> _TASK_:
Begin with the first line and repeat exactly through the line containing "const LOG_I_MAX = 8.44;"; leave every image out.

Items from a dataset:

________________________________________

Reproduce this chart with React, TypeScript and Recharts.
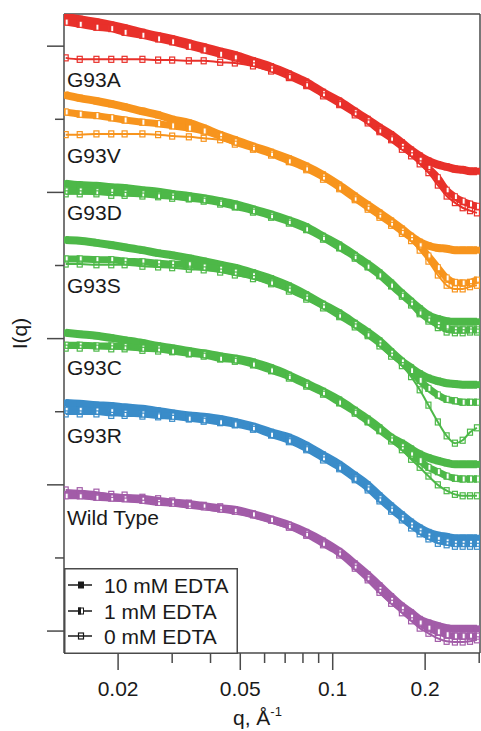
import React from 'react';
import { Legend, Line, LineChart, ReferenceDot, ReferenceLine, XAxis, YAxis } from 'recharts';

const FONT = '"Liberation Sans", Arial, Helvetica, sans-serif';
const FRAME = '#4a4a4a';
const INK = '#1a1a1a';

// axis ranges (q in 1/A, intensity as log10 I, unlabeled decades)
const Q_MIN = 0.01333;
const Q_MAX = 0.3018;
const LOG_I_MIN = -0.3;
const LOG_I_MAX = 8.44;

const X_TICKS = [0.02, 0.03, 0.04, 0.05, 0.06, 0.07, 0.08, 0.09, 0.1, 0.2, 0.3];
const X_MAJOR = [0.02, 0.05, 0.1, 0.2];
const Y_TICKS = [0, 1, 2, 3, 4, 5, 6, 7, 8];

const Q = [
  0.0135, 0.015, 0.017, 0.019, 0.021, 0.024, 0.027, 0.03, 0.034, 0.038, 0.043, 0.048, 0.055, 0.063, 0.072, 0.082,
  0.093, 0.105, 0.118, 0.13, 0.142, 0.155, 0.168, 0.18, 0.192, 0.205, 0.22, 0.235, 0.25, 0.265, 0.28, 0.295,
];

// log10 I(q), offset per variant
const A10 = [8.40, 8.37, 8.33, 8.29, 8.25, 8.19, 8.14, 8.10, 8.04, 7.99, 7.93, 7.88, 7.80, 7.72, 7.62, 7.51, 7.37, 7.25, 7.11, 7.00, 6.89, 6.79, 6.68, 6.58, 6.50, 6.43, 6.38, 6.35, 6.32, 6.31, 6.29, 6.29];
const A1 = [8.33, 8.30, 8.26, 8.24, 8.19, 8.15, 8.10, 8.06, 8.00, 7.95, 7.89, 7.84, 7.77, 7.69, 7.59, 7.48, 7.35, 7.22, 7.09, 6.98, 6.85, 6.74, 6.63, 6.54, 6.44, 6.33, 6.20, 6.03, 5.94, 5.88, 5.84, 5.81];
const A0 = [7.84, 7.82, 7.82, 7.82, 7.82, 7.82, 7.81, 7.81, 7.80, 7.80, 7.78, 7.77, 7.73, 7.66, 7.57, 7.46, 7.32, 7.20, 7.06, 6.95, 6.83, 6.72, 6.59, 6.50, 6.39, 6.27, 6.10, 5.95, 5.86, 5.79, 5.75, 5.72];

const V10 = [7.33, 7.29, 7.25, 7.21, 7.17, 7.11, 7.06, 7.00, 6.95, 6.88, 6.79, 6.72, 6.63, 6.55, 6.46, 6.36, 6.24, 6.10, 5.95, 5.83, 5.72, 5.61, 5.50, 5.40, 5.32, 5.27, 5.24, 5.23, 5.21, 5.21, 5.21, 5.21];
const V1 = [7.10, 7.07, 7.05, 7.02, 6.99, 6.96, 6.94, 6.91, 6.88, 6.84, 6.77, 6.69, 6.61, 6.53, 6.43, 6.33, 6.21, 6.07, 5.92, 5.80, 5.69, 5.58, 5.47, 5.38, 5.27, 5.13, 4.97, 4.83, 4.77, 4.76, 4.77, 4.80];
const V0 = [6.79, 6.79, 6.80, 6.80, 6.80, 6.80, 6.79, 6.77, 6.76, 6.74, 6.72, 6.66, 6.59, 6.51, 6.42, 6.31, 6.18, 6.05, 5.90, 5.77, 5.66, 5.55, 5.44, 5.34, 5.21, 5.06, 4.87, 4.73, 4.68, 4.68, 4.71, 4.73];

const D10 = [6.12, 6.10, 6.09, 6.07, 6.06, 6.03, 6.01, 5.98, 5.95, 5.92, 5.88, 5.84, 5.77, 5.70, 5.62, 5.53, 5.40, 5.28, 5.14, 5.02, 4.90, 4.76, 4.62, 4.51, 4.41, 4.32, 4.27, 4.24, 4.23, 4.23, 4.23, 4.23];
const D1 = [6.02, 6.02, 6.01, 6.01, 5.99, 5.98, 5.96, 5.95, 5.92, 5.90, 5.86, 5.81, 5.75, 5.68, 5.60, 5.50, 5.38, 5.25, 5.12, 4.99, 4.87, 4.73, 4.60, 4.49, 4.36, 4.27, 4.19, 4.15, 4.12, 4.12, 4.12, 4.12];
const D0 = [5.98, 5.98, 5.98, 5.96, 5.96, 5.95, 5.94, 5.92, 5.91, 5.88, 5.84, 5.80, 5.73, 5.66, 5.58, 5.49, 5.36, 5.24, 5.10, 4.98, 4.86, 4.72, 4.58, 4.46, 4.34, 4.24, 4.15, 4.09, 4.08, 4.08, 4.09, 4.09];

const S10 = [5.35, 5.34, 5.31, 5.28, 5.25, 5.21, 5.17, 5.14, 5.10, 5.06, 5.01, 4.97, 4.90, 4.82, 4.72, 4.60, 4.47, 4.35, 4.21, 4.09, 3.97, 3.82, 3.69, 3.60, 3.52, 3.46, 3.42, 3.39, 3.38, 3.37, 3.37, 3.37];
const S1 = [5.09, 5.09, 5.08, 5.08, 5.06, 5.05, 5.03, 5.02, 5.01, 4.98, 4.95, 4.91, 4.86, 4.77, 4.68, 4.57, 4.45, 4.32, 4.19, 4.06, 3.94, 3.80, 3.68, 3.56, 3.43, 3.32, 3.23, 3.17, 3.15, 3.13, 3.13, 3.13];
const S0 = [5.02, 5.02, 5.01, 5.01, 5.01, 4.99, 4.98, 4.97, 4.95, 4.94, 4.91, 4.87, 4.82, 4.75, 4.65, 4.54, 4.42, 4.30, 4.16, 4.04, 3.90, 3.76, 3.63, 3.48, 3.30, 3.09, 2.86, 2.67, 2.57, 2.61, 2.72, 2.78];

const C10 = [4.08, 4.06, 4.04, 4.01, 3.98, 3.94, 3.90, 3.87, 3.83, 3.80, 3.76, 3.73, 3.68, 3.60, 3.50, 3.39, 3.28, 3.16, 3.02, 2.90, 2.78, 2.65, 2.57, 2.49, 2.42, 2.37, 2.33, 2.30, 2.28, 2.28, 2.28, 2.28];
const C1 = [3.91, 3.91, 3.90, 3.90, 3.89, 3.87, 3.86, 3.83, 3.80, 3.78, 3.73, 3.71, 3.65, 3.57, 3.48, 3.37, 3.26, 3.13, 3.00, 2.87, 2.75, 2.63, 2.52, 2.41, 2.33, 2.24, 2.18, 2.12, 2.09, 2.08, 2.08, 2.08];
const C0 = [3.87, 3.87, 3.87, 3.86, 3.86, 3.84, 3.83, 3.82, 3.79, 3.76, 3.72, 3.69, 3.64, 3.56, 3.46, 3.35, 3.24, 3.12, 2.98, 2.86, 2.74, 2.60, 2.48, 2.35, 2.24, 2.12, 2.00, 1.92, 1.87, 1.85, 1.85, 1.85];

const R10 = [3.12, 3.11, 3.09, 3.08, 3.06, 3.04, 3.01, 2.98, 2.95, 2.93, 2.90, 2.86, 2.80, 2.72, 2.65, 2.54, 2.41, 2.28, 2.13, 2.00, 1.85, 1.71, 1.59, 1.49, 1.41, 1.35, 1.31, 1.29, 1.27, 1.27, 1.27, 1.27];
const R1 = [3.02, 3.02, 3.01, 3.00, 2.98, 2.97, 2.95, 2.94, 2.91, 2.89, 2.86, 2.83, 2.78, 2.69, 2.61, 2.50, 2.37, 2.24, 2.09, 1.96, 1.81, 1.67, 1.55, 1.45, 1.37, 1.30, 1.25, 1.22, 1.20, 1.20, 1.20, 1.20];
const R0 = [2.97, 2.97, 2.97, 2.95, 2.95, 2.94, 2.93, 2.91, 2.90, 2.87, 2.85, 2.82, 2.76, 2.68, 2.59, 2.48, 2.34, 2.22, 2.07, 1.93, 1.78, 1.64, 1.52, 1.41, 1.33, 1.26, 1.20, 1.18, 1.16, 1.16, 1.16, 1.16];

const W10 = [1.87, 1.86, 1.85, 1.83, 1.82, 1.81, 1.78, 1.76, 1.74, 1.71, 1.68, 1.66, 1.60, 1.53, 1.45, 1.35, 1.23, 1.09, 0.92, 0.77, 0.62, 0.47, 0.34, 0.25, 0.16, 0.11, 0.07, 0.04, 0.03, 0.03, 0.03, 0.03];
const W1 = [1.85, 1.85, 1.83, 1.82, 1.81, 1.79, 1.76, 1.75, 1.72, 1.70, 1.67, 1.64, 1.59, 1.52, 1.44, 1.33, 1.20, 1.07, 0.89, 0.73, 0.57, 0.42, 0.30, 0.19, 0.11, 0.04, -0.01, -0.05, -0.07, -0.07, -0.07, -0.07];
const W0 = [1.93, 1.92, 1.90, 1.87, 1.86, 1.83, 1.81, 1.78, 1.75, 1.72, 1.70, 1.66, 1.60, 1.52, 1.42, 1.31, 1.18, 1.04, 0.86, 0.70, 0.53, 0.38, 0.25, 0.14, 0.04, -0.03, -0.10, -0.14, -0.15, -0.15, -0.14, -0.12];

const VARIANTS = [
  { id: 'A', name: 'G93A', color: '#e8302a', labelAt: 7.55, c10: A10, c1: A1, c0: A0 },
  { id: 'V', name: 'G93V', color: '#f7941d', labelAt: 6.51, c10: V10, c1: V1, c0: V0 },
  { id: 'D', name: 'G93D', color: '#4db848', labelAt: 5.73, c10: D10, c1: D1, c0: D0 },
  { id: 'S', name: 'G93S', color: '#4db848', labelAt: 4.73, c10: S10, c1: S1, c0: S0 },
  { id: 'C', name: 'G93C', color: '#4db848', labelAt: 3.61, c10: C10, c1: C1, c0: C0 },
  { id: 'R', name: 'G93R', color: '#3a8cc9', labelAt: 2.68, c10: R10, c1: R1, c0: R0 },
  { id: 'W', name: 'Wild Type', color: '#a25ca8', labelAt: 1.55, c10: W10, c1: W1, c0: W0 },
];

const CONCS = [
  { key: 'c10', label: '10 mM EDTA', marker: 'filled', width: 8 },
  { key: 'c1', label: '1 mM EDTA', marker: 'half', width: 7 },
  { key: 'c0', label: '0 mM EDTA', marker: 'open', width: 2 },
];

const rows = Q.map((q, i) => {
  const row: Record<string, number> = { q };
  VARIANTS.forEach((v: any) => {
    CONCS.forEach((c) => {
      row[v.id + c.key] = v[c.key][i];
    });
  });
  return row;
});

function Square({ cx, cy, kind, color }: { cx: number; cy: number; kind: string; color: string }) {
  const w = 6;
  const h = 7;
  const x = cx - w / 2;
  const y = cy - h / 2;
  if (kind === 'filled') return <rect x={x} y={y} width={w} height={h} fill={color} />;
  if (kind === 'half') {
    return (
      <g>
        <rect x={x + 0.5} y={y + 0.5} width={w - 1} height={h - 1} fill="#fff" stroke={color} strokeWidth={1} />
        <rect x={x} y={y} width={w / 2} height={h} fill={color} />
      </g>
    );
  }
  return <rect x={x + 0.5} y={y + 0.5} width={w - 1} height={h - 1} fill="none" stroke={color} strokeWidth={1.2} />;
}

const makeDot = (kind: string, color: string, name: string) => (p: any) => {
  const key = `${name}-${p.index}`;
  if (p.cx == null || p.cy == null) return <g key={key} />;
  return (
    <g key={key}>
      <Square cx={p.cx} cy={p.cy} kind={kind} color={color} />
    </g>
  );
};

function XTick({ x, y, payload }: any) {
  const major = X_MAJOR.includes(payload.value);
  return (
    <g>
      <line x1={x} y1={y} x2={x} y2={y + (major ? 17 : 10)} stroke={FRAME} strokeWidth={1.5} />
      {major && (
        <text x={x} y={y + 43} textAnchor="middle" fontSize={21} fontFamily={FONT} fill={INK}>
          {payload.value}
        </text>
      )}
    </g>
  );
}

function YTick({ x, y, payload }: any) {
  const long = payload.value % 2 === 0;
  return <line x1={x - (long ? 17 : 9)} y1={y} x2={x} y2={y} stroke={FRAME} strokeWidth={1.5} />;
}

function XTitle({ viewBox }: any) {
  return (
    <text x={233} y={viewBox.y + 72} fontSize={21} fontFamily={FONT} fill={INK}>
      q, Å
      <tspan dy={-9} fontSize={13}>-1</tspan>
    </text>
  );
}

function EdtaLegend() {
  const rowsY = [17, 43, 68];
  return (
    <svg width={174} height={86} style={{ display: 'block' }}>
      <rect x={0.75} y={0.75} width={172.5} height={84.5} fill="#fff" stroke={FRAME} strokeWidth={1.5} />
      {CONCS.map((c, i) => (
        <g key={c.key}>
          <line x1={4} y1={rowsY[i]} x2={28} y2={rowsY[i]} stroke={INK} strokeWidth={1.5} />
          <Square cx={17} cy={rowsY[i]} kind={c.marker} color={INK} />
          <text x={40} y={rowsY[i] + 7.5} fontSize={21} fontFamily={FONT} fill={INK}>
            {c.label}
          </text>
        </g>
      ))}
    </svg>
  );
}

export default function App() {
  return (
    <div style={{ position: 'absolute', left: 0, top: 0, width: 481, height: 731, background: '#fff' }}>
      <LineChart width={481} height={731} data={rows} margin={{ top: 14, right: 1, bottom: 0, left: 0 }}>
        <XAxis
          dataKey="q"
          type="number"
          scale="log"
          domain={[Q_MIN, Q_MAX]}
          allowDataOverflow
          ticks={X_TICKS}
          interval={0}
          height={78}
          tickSize={0}
          tickMargin={0}
          tickLine={false}
          tick={(p: any) => <XTick {...p} />}
          axisLine={{ stroke: FRAME, strokeWidth: 1.5 }}
          label={{ content: (p: any) => <XTitle {...p} /> }}
        />
        <YAxis
          type="number"
          domain={[LOG_I_MIN, LOG_I_MAX]}
          allowDataOverflow
          ticks={Y_TICKS}
          interval={0}
          width={64}
          tickSize={0}
          tickMargin={0}
          tickLine={false}
          tick={(p: any) => <YTick {...p} />}
          axisLine={{ stroke: FRAME, strokeWidth: 1.5 }}
          label={{
            value: 'I(q)',
            angle: -90,
            position: 'insideLeft',
            offset: 20,
            fontSize: 21,
            fontFamily: FONT,
            fill: INK,
            style: { textAnchor: 'middle' },
          }}
        />
        <ReferenceLine y={LOG_I_MAX} stroke={FRAME} strokeWidth={1.5} ifOverflow="visible" />
        <ReferenceLine x={Q_MAX} stroke={FRAME} strokeWidth={1.5} ifOverflow="visible" />
        {VARIANTS.flatMap((v) =>
          CONCS.map((c) => (
            <Line
              key={v.id + c.key}
              dataKey={v.id + c.key}
              type="monotone"
              stroke={v.color}
              strokeWidth={c.width}
              dot={makeDot(c.marker, v.color, v.id + c.key)}
              activeDot={false}
              isAnimationActive={false}
            />
          )),
        )}
        {VARIANTS.map((v) => (
          <ReferenceDot
            key={'lbl' + v.id}
            x={Q_MIN}
            y={v.labelAt}
            r={0}
            fill="none"
            stroke="none"
            ifOverflow="visible"
            label={{ value: v.name, position: 'right', offset: 3, fontSize: 21, fontFamily: FONT, fill: INK }}
          />
        ))}
        <Legend
          layout="horizontal"
          verticalAlign="middle"
          align="center"
          wrapperStyle={{ left: 64, top: 568, width: 174, height: 86 }}
          content={() => <EdtaLegend />}
        />
      </LineChart>
    </div>
  );
}
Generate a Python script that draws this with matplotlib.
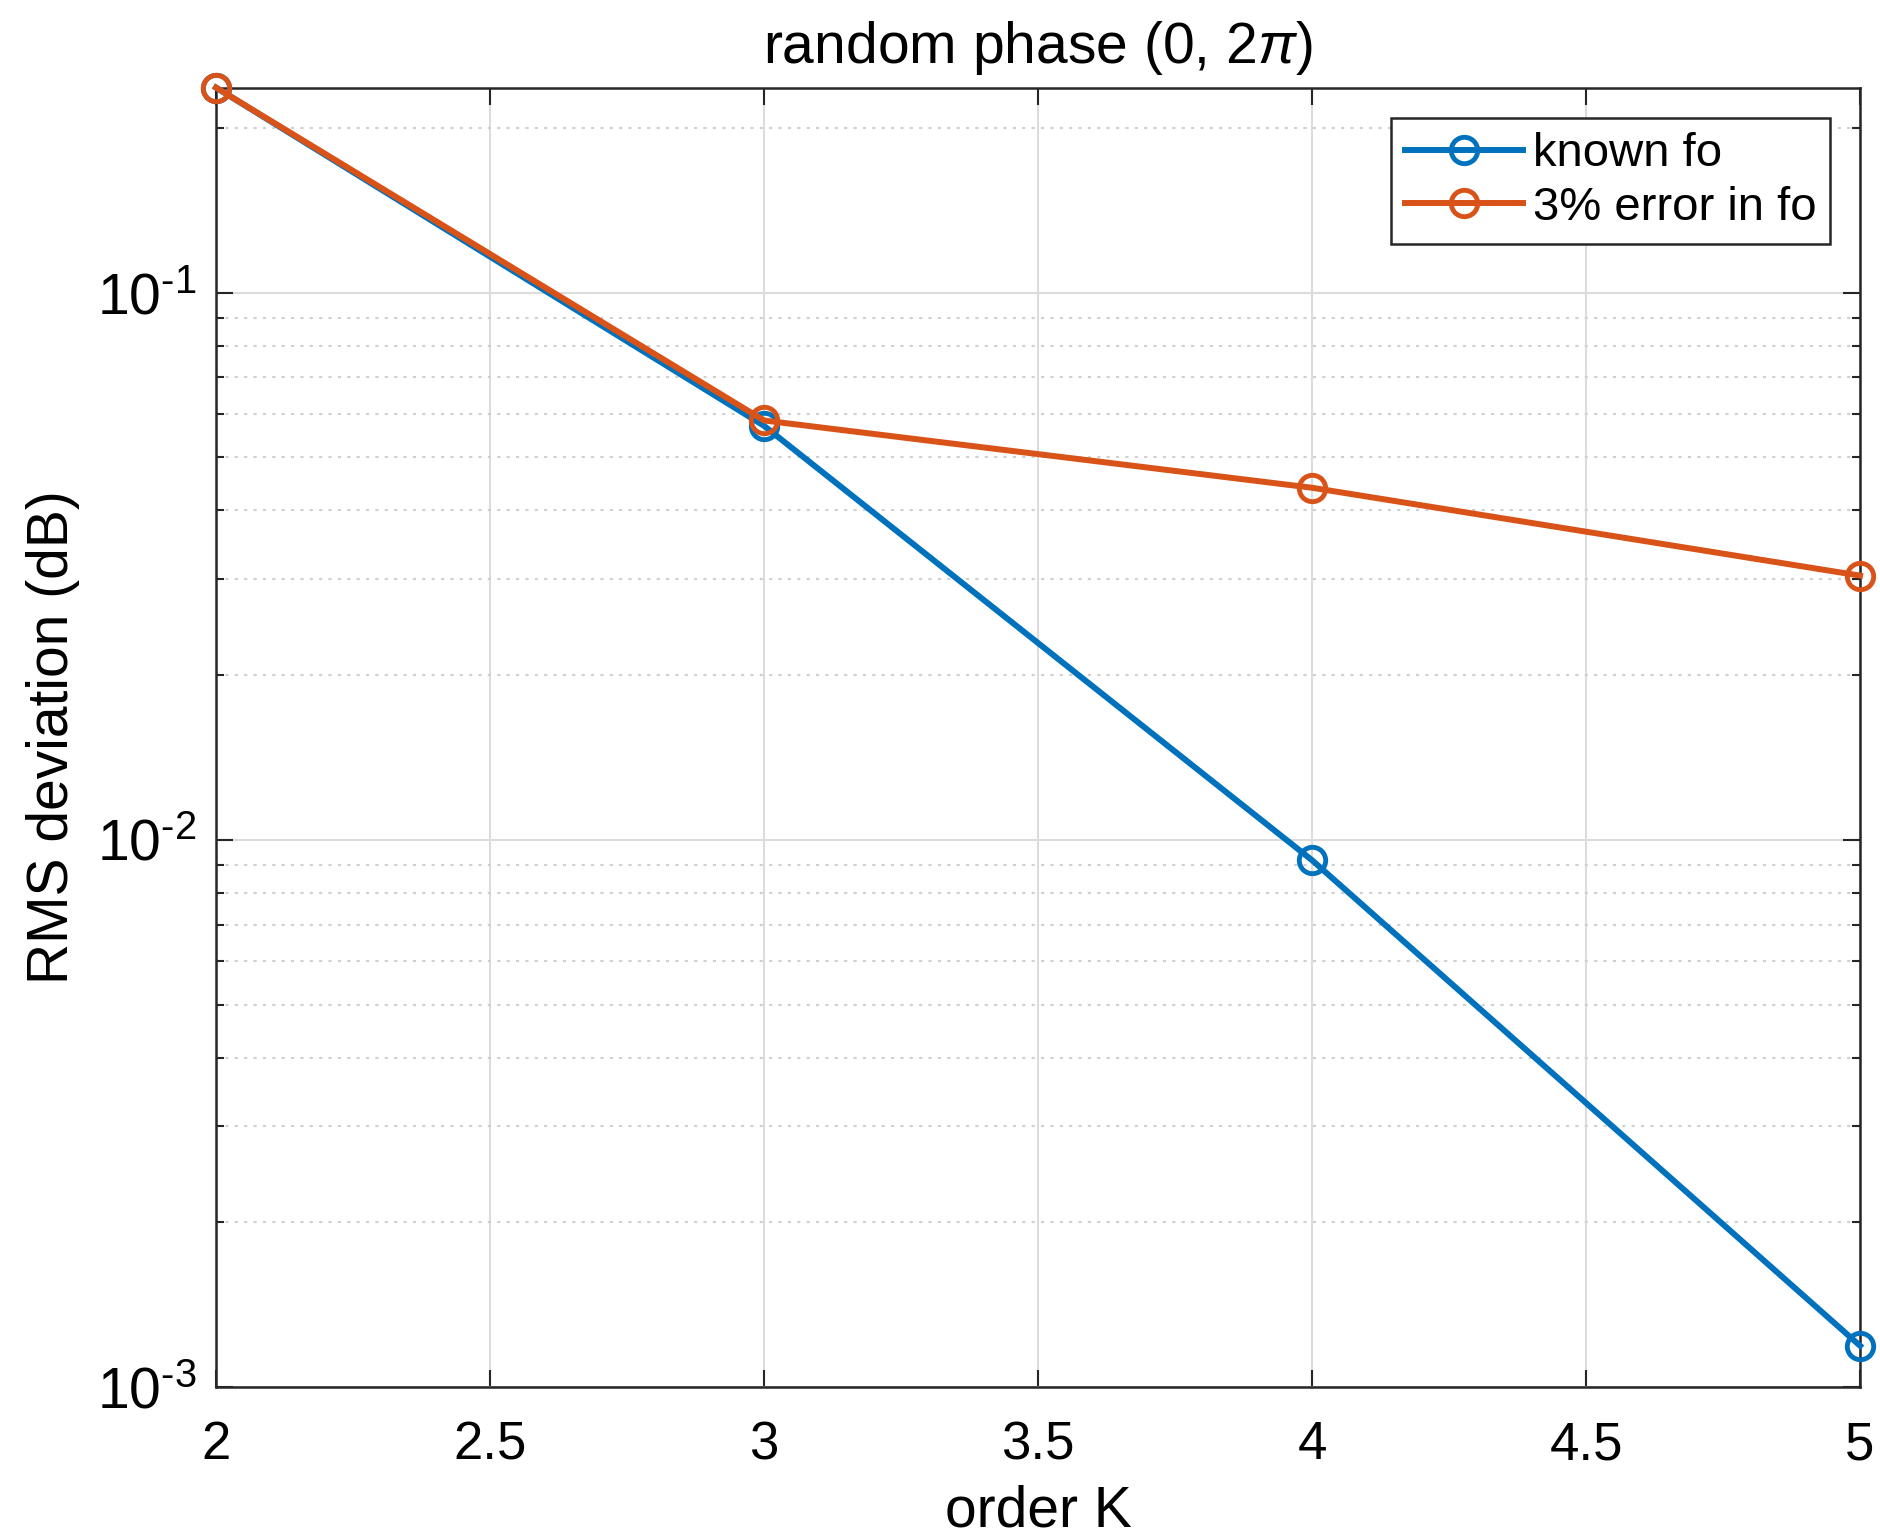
import numpy as np
import matplotlib
matplotlib.use('Agg')
import matplotlib.pyplot as plt
from matplotlib.ticker import LogLocator, MultipleLocator, NullFormatter, FuncFormatter

plt.rcParams['font.family'] = ['Liberation Sans', 'DejaVu Sans']
plt.rcParams['mathtext.fontset'] = 'custom'
plt.rcParams['mathtext.rm'] = 'Liberation Sans'
plt.rcParams['mathtext.it'] = 'Liberation Sans:italic'
plt.rcParams['axes.unicode_minus'] = False

# RMS deviation vs. model order
order_k = [2, 3, 4, 5]
known_fo = [0.237, 0.0571, 0.00918, 0.00119]
error_fo = [0.237, 0.0584, 0.0440, 0.0304]

blue = '#0072BD'
orange = '#D95319'


def pow10(v, pos):
    e = int(round(np.log10(v)))
    return r'$\mathregular{10^{\text{%d}}}$' % e


fig = plt.figure(figsize=(18.8, 15.39), dpi=100)
ax = fig.add_axes([0.1149, 0.0987, 0.8745, 0.8444])

ax.plot(order_k, known_fo, '-o', color=blue, lw=4.3, ms=19, mfc='none', mew=3.5,
        label='known fo', clip_on=False, zorder=3)
ax.plot(order_k, error_fo, '-o', color=orange, lw=4.3, ms=19, mfc='none', mew=3.5,
        label='3% error in fo', clip_on=False, zorder=4)

ax.set_yscale('log')
ax.set_xlim(2, 5)
ax.set_ylim(1e-3, 0.237)
ax.xaxis.set_major_locator(MultipleLocator(0.5))
ax.xaxis.set_major_formatter(FuncFormatter(lambda v, p: '%g' % v))
ax.yaxis.set_major_locator(LogLocator(base=10, numticks=10))
ax.yaxis.set_major_formatter(FuncFormatter(pow10))
ax.yaxis.set_minor_locator(LogLocator(base=10, subs=np.arange(2, 10), numticks=20))
ax.yaxis.set_minor_formatter(NullFormatter())

ax.grid(True, which='major', color='#dcdcdc', lw=1.5, ls='-')
ax.grid(True, which='minor', axis='y', color='#d0d0d0', lw=1.5, ls=(0, (1.5, 3)))
ax.set_axisbelow(True)

ax.tick_params(which='both', direction='in', top=True, right=True,
               width=1.5, color='#262626')
ax.tick_params(axis='x', pad=24, labelsize=38)
ax.tick_params(axis='y', pad=14, labelsize=41)
ax.tick_params(which='major', length=12)
ax.tick_params(which='minor', length=6)
for s in ax.spines.values():
    s.set_linewidth(1.8)
    s.set_color('#262626')

ax.set_xlabel('order K', fontsize=41, labelpad=10)
ax.set_ylabel('RMS deviation (dB)', fontsize=41, labelpad=12)
ax.set_title(r'random phase (0, 2$\it{\pi}$)', fontsize=41, pad=18)

leg = ax.legend(loc='upper right', bbox_to_anchor=(0.982, 0.9765), fontsize=34,
                frameon=True, fancybox=False, edgecolor='#262626', framealpha=1,
                handlelength=2.5, borderpad=0.3, labelspacing=0.2, handletextpad=0.2,
                borderaxespad=0)
leg.get_frame().set_linewidth(1.8)

fig.savefig('out.png', dpi=100)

________________________________________

> _RESULT_:
Reproduce this chart with React, TypeScript and Recharts.
import React from 'react';
import { Legend, Line, LineChart, ReferenceDot, ReferenceLine, XAxis, YAxis } from 'recharts';

const FONT = '"Liberation Sans", Arial, Helvetica, sans-serif';
const FRAME = '#4a4a4a';
const INK = '#1a1a1a';

// axis ranges (q in 1/A, intensity as log10 I, unlabeled decades)
const Q_MIN = 0.01333;
const Q_MAX = 0.3018;
const LOG_I_MIN = -0.3;
const LOG_I_MAX = 8.44;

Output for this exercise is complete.